Physical Distribution of Data in CO-PA (SAP Library

Physical Distribution of Data in CO-PA

If you have large data volumes, the system may need a lot of time to access the segment level (for example, in order to fill summarization levels with data). Since the standard installation of the SAP System is not optimized for handling large amounts of data in CO-PA, there is a lot of potential for fine-tuning if you distribute data physically among the available hard drives.

The following information is always applicable to Releases 2.1 through 3.0B. Beginning with Release 3.0C, you can use summarization levels so that it is not always necessary to access the segment table and the segment level in the online functions.

However, it is still necessary to access the segment table and segment level when you fill the summarization levels with data, or if you are working with report-specific summarization data as in Release 2.2.

Systems in an I/O-Bound State

In order to avoid increasing the complexity of a standard installation, the tables CE3xxxx and CE4xxxx (where operating concern = xxxx) are always created in the table space PSAPBTABD. The corresponding indexes are found in table space PSAPBTABI.

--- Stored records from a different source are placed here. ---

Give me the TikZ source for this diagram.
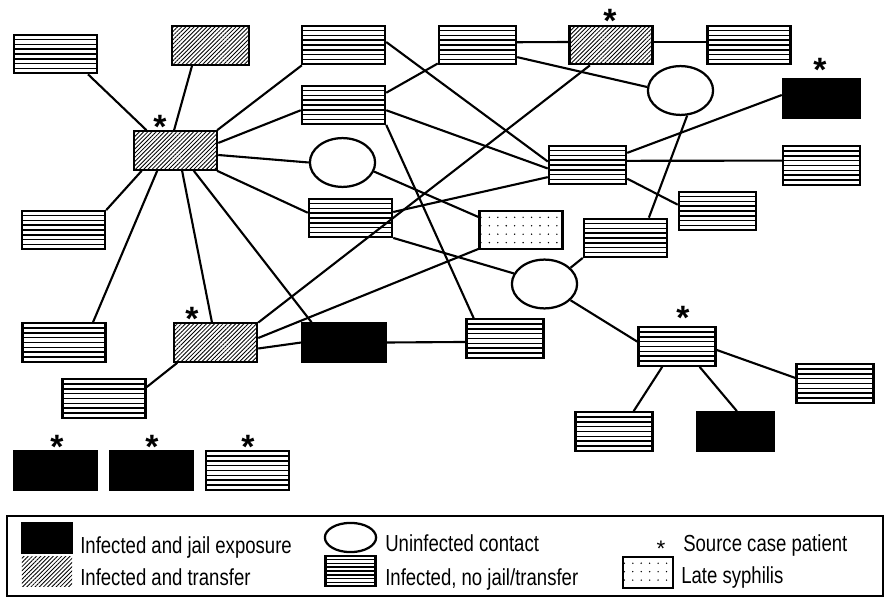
\documentclass[tikz,border=0pt]{standalone}
\usepackage{fontspec}
\setmainfont{Liberation Sans}
\newfontfamily\legendfont{Liberation Sans}[FakeStretch=0.8]
\usetikzlibrary{shapes.geometric,patterns.meta,calc}

\begin{document}
\begin{tikzpicture}[x=0.025cm, y=-0.025cm,
		box/.style = {draw, line width=1.6pt, minimum height=0.96cm, inner sep=0pt, preaction={fill=white}},
		wide/.style = {minimum width=2.08cm},
		slim/.style = {minimum width=1.93cm},
		keybox/.style = {minimum width=1.25cm, minimum height=0.76cm},
		infected/.style = {box, path picture={
				\foreach \k in {1,...,7}
				\draw[line width=1pt] ($(path picture bounding box.south west)!\k/8!(path picture bounding box.north west)$)
				-- ($(path picture bounding box.south east)!\k/8!(path picture bounding box.north east)$);}},
		transfer/.style = {box, pattern={Lines[angle=45,distance=2.1pt,line width=0.6pt]}},
		jail/.style = {box, fill=black},
		late/.style = {box, pattern={Dots[distance=6pt,radius=0.55pt]}},
		contact/.style = {draw, ellipse, line width=1.6pt, minimum width=1.63cm, minimum height=1.22cm, inner sep=0pt, fill=white},
		source/.style = {font=\bfseries\fontsize{24}{24}\selectfont, inner sep=0pt, anchor=north},
		legend/.style = {font=\legendfont\fontsize{16.5}{18}\selectfont, inner sep=0pt, anchor=base west},
		link/.style = {line width=1.5pt},]
		
		\useasboundingbox (0,0) rectangle (884,597);
		
		\node[infected, wide] (P1) at (55.5,54) {};
		\node[transfer, slim] (P2) at (210.5,45.5) {};
		\node[transfer, wide] (P3) at (175.5,150.5) {};
		\node[infected, wide] (P4) at (343.5,45) {};
		\node[infected, wide] (P5) at (343.5,105) {};
		\node[contact] (U1) at (342.5,162.5) {};
		\node[infected, wide] (P6) at (350.5,218) {};
		\node[infected, wide] (P7) at (63.5,230) {};
		\node[infected, slim] (P8) at (477.5,45) {};
		\node[transfer, wide] (P9) at (611,45) {};
		\node[infected, wide] (P10) at (749,45) {};
		\node[contact] (U2) at (680.5,90.5) {};
		\node[jail, slim] (P11) at (821.5,98.5) {};
		\node[infected, slim] (P12) at (587.5,165) {};
		\node[infected, slim] (P13) at (821.5,165.5) {};
		\node[infected, slim] (P14) at (717.5,211) {};
		\node[late, wide] (P15) at (521,230) {};
		\node[infected, wide] (P16) at (625.5,238) {};
		\node[contact] (U3) at (544.5,284) {};
		\node[infected, slim] (P17) at (677,346.5) {};
		\node[infected, slim] (P18) at (835,383.5) {};
		\node[infected, slim] (P19) at (614,431.5) {};
		\node[jail, slim] (P20) at (735.5,431.5) {};
		\node[infected, slim] (P21) at (505,338.5) {};
		\node[infected, wide] (P22) at (64,342.5) {};
		\node[transfer, wide] (P23) at (215.5,342.5) {};
		\node[jail, wide] (P24) at (344,342.5) {};
		\node[infected, wide] (P25) at (104,398.5) {};
		\node[jail, wide] (P26) at (55.5,470.5) {};
		\node[jail, wide] (P27) at (151.5,470.5) {};
		\node[infected, wide] (P28) at (247.5,470.5) {};
		
		\node[source] (S1) at (160,115) {*};
		\node[source] (S2) at (610,9) {*};
		\node[source] (S3) at (820,58) {*};
		\node[source] (S4) at (683,306) {*};
		\node[source] (S5) at (192,307) {*};
		\node[source] (S6) at (57,435) {*};
		\node[source] (S7) at (152,435) {*};
		\node[source] (S8) at (248,435) {*};
		
		\draw[link] (P1.-32) -- (P3.145);
		\draw[link] (P2.-133) -- (P3.94);
		\draw[link] (P3.26) -- (P4.-154);
		\draw[link] (P3.10) -- (P5.-173);
		\draw[link] (P3.-6) -- (U1.west);
		\draw[link] (P3.-26) -- (P6.173);
		\draw[link] (P3.-149) -- (P7.25);
		\draw[link] (P3.-132) -- (P22.35);
		\draw[link] (P3.-72) -- (P23.100);
		\draw[link] (P3.-48) -- (P24.148);
		\draw[link] (P4.4) -- (P12.175);
		\draw[link] (P5.16) -- (P8.-155);
		\draw[link] (P5.-7) -- (P12.185);
		\draw[link] (P5.-25) -- (P21.147);
		\draw[link] (U1.-16) -- (P15.163);
		\draw[link] (P6.8) -- (P12.197);
		\draw[link] (P6.-25) -- (U3.161);
		\draw[link] (P8.4) -- (P9.176);
		\draw[link] (P9.4) -- (P10.176);
		\draw[link] (P8.-17) -- (U2.174);
		\draw[link] (P9.-136) -- (P23.25);
		\draw[link] (U2.-75) -- (P16.41);
		\draw[link] (P11.175) -- (P12.17);
		\draw[link] (P12.6) -- (P13.173);
		\draw[link] (P12.-19) -- (P14.171);
		\draw[link] (P15.-156) -- (P23.6);
		\draw[link] (U3.32) -- (P16.-155);
		\draw[link] (U3.-32) -- (P17.173);
		\draw[link] (P17.-5) -- (P18.172);
		\draw[link] (P17.-126) -- (P19.46);
		\draw[link] (P17.-42) -- (P20.86);
		\draw[link] (P23.-8) -- (P24.180);
		\draw[link] (P24.0) -- (P21.185);
		\draw[link] (P23.-152) -- (P25.15);
		
		% legend
		\draw[line width=0.9pt] (7,516) rectangle (883,596);
		\node[jail, keybox] (K1) at (47,538) {};
		\node[transfer, keybox, draw=none] (K2) at (47,571.5) {};
		\node[contact, minimum width=1.28cm, minimum height=0.73cm] (K3) at (350.5,537.5) {};
		\node[infected, keybox] (K4) at (350.5,571) {};
		\node[source, font=\fontsize{16}{16}\selectfont] (K5) at (661,541) {*};
		\node[late, keybox] (K6) at (648,572.5) {};
		\node[legend] (T1) at (80,554) {Infected and jail exposure};
		\node[legend] (T2) at (80,585) {Infected and transfer};
		\node[legend] (T3) at (385,552) {Uninfected contact};
		\node[legend] (T4) at (385,585) {Infected, no jail/transfer};
		\node[legend] (T5) at (683,551) {Source case patient};
		\node[legend] (T6) at (681,583) {Late syphilis};
		
	\end{tikzpicture}
\end{document}
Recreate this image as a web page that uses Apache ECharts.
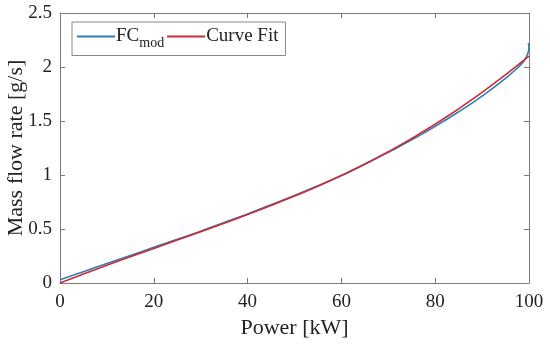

When reading large data volumes from the segment level, the system accesses the same hard drives a number of times. As a result, these hard drives regularly operate at the limits of their workload capacity and thus represent the limiting factor for the overall performance of the reading procedure. The processors involved are usually have the status "idle" or "wait" during this time.

If this situation occurs, the system is said to be in an "I/O-bound" state. By distributing the data among several hard drives, you can increase the overall performance of the system considerably.

A Simple Way to Improve I/O

In standard installations, the system can typically read about 200,000 records per hour from the segment level. This performance is largely independent of the hardware used.

However, if you have four table spaces available (for example, PSAPCE4D, PSAPCE4I, PSAPCE3D and PSAPCE3I) which are stored on four different hard drives, you can distribute the data in CO-PA as follows:

Table CE4xxxx in table space PSAPCE4D

Indexes CE4xxxxn for table CE4xxxx in table space PSAPCE4I

Table CE3xxxx in table space PSAPCE3D

Primary index CE3xxxx0 for table CE34xxxx in table space PSAPCE3I

If no data has been posted to Profitability Analysis in your system yet, it makes sense to redefine the parameters for those database objects using the database utility (transaction SE14). Otherwise you will have to back up the existing data before the conversion and then restore it later, a time-consuming process.

This "mini-solution", which can be achieved with relatively little effort, can usually increase the typical speed at which the system reads the segment level to about 500,000 records per hour.

More I/O Distribution

Despite the increase in performance achieved using the simple data distribution described above, systems with powerful processors will usually still be in an I/O-bound state. In that case, it makes sense to take additional measures to distribute the I/O workload.

Here we will only look at striping at the hardware level, which is in most cases supported in a transparent fashion by the database system.

Striping Data Files

In striping, files are created at the operating system level and stored (in small pieces) on as many drives as possible. The idea is that the system reads randomly in this type of file more quickly because the time needed to position the header can be eliminated or performed several times in parallel. Since the file is stored in stripes on the different drives, this is referred to as "striping". The drives involved are called "stripe sets".

The files which are distributed to several drives are subsequently used to create a table space. The database system sees the table space as a consecutive sequence of blocks, which are used for the EXTENTS of a table. The operating concern makes sure that the random read accesses will most likely be performed on different drives. The "width" of a stripe should correspond to the size of the database blocks (generally 8 KB).

Striping for Tables in Profitability Analysis

Because of the way the system accesses data in Profitability Analysis, it makes sense to store the tables CE3xxxx and CE4xxxx (as well as their indexes) in a number of different table spaces in order to steer consecutive read accesses in drilldown reporting to as many physical drives as possible (and thus make it possible to run them in parallel).

To achieve as broad an I/O distribution as possible, you should stripe the four table spaces PSAPCE4D, PSAPCE4I, PCAPCE3D and PSAPDE3I as evenly as possible across all the available drives.

Supporting Measures

In addition to the striping, you should also make sure that the physical blocks within the table spaces are being used optimally (e.g. for ORACLE PCTFREE=1 and PCTUSED=99). In addition, the tables should contain as few EXTENTS as possible. That requires a careful volume analysis of the expected data volume.

Security Aspects

When you use stripe sets, you need to be especially careful about backing up your data. Remember that if even one hard drive containing part of a stripe set falls out of service, the entire stripe set usually can no longer be used and needs to be restored from a data backup and the corresponding archive log.

This can be quite time-consuming, especially if you use the "ad-hoc" solution described above (all table spaces striped to all hard drives).

The technical realization of the recommendations given here varies depending on the database and operating systems you are using.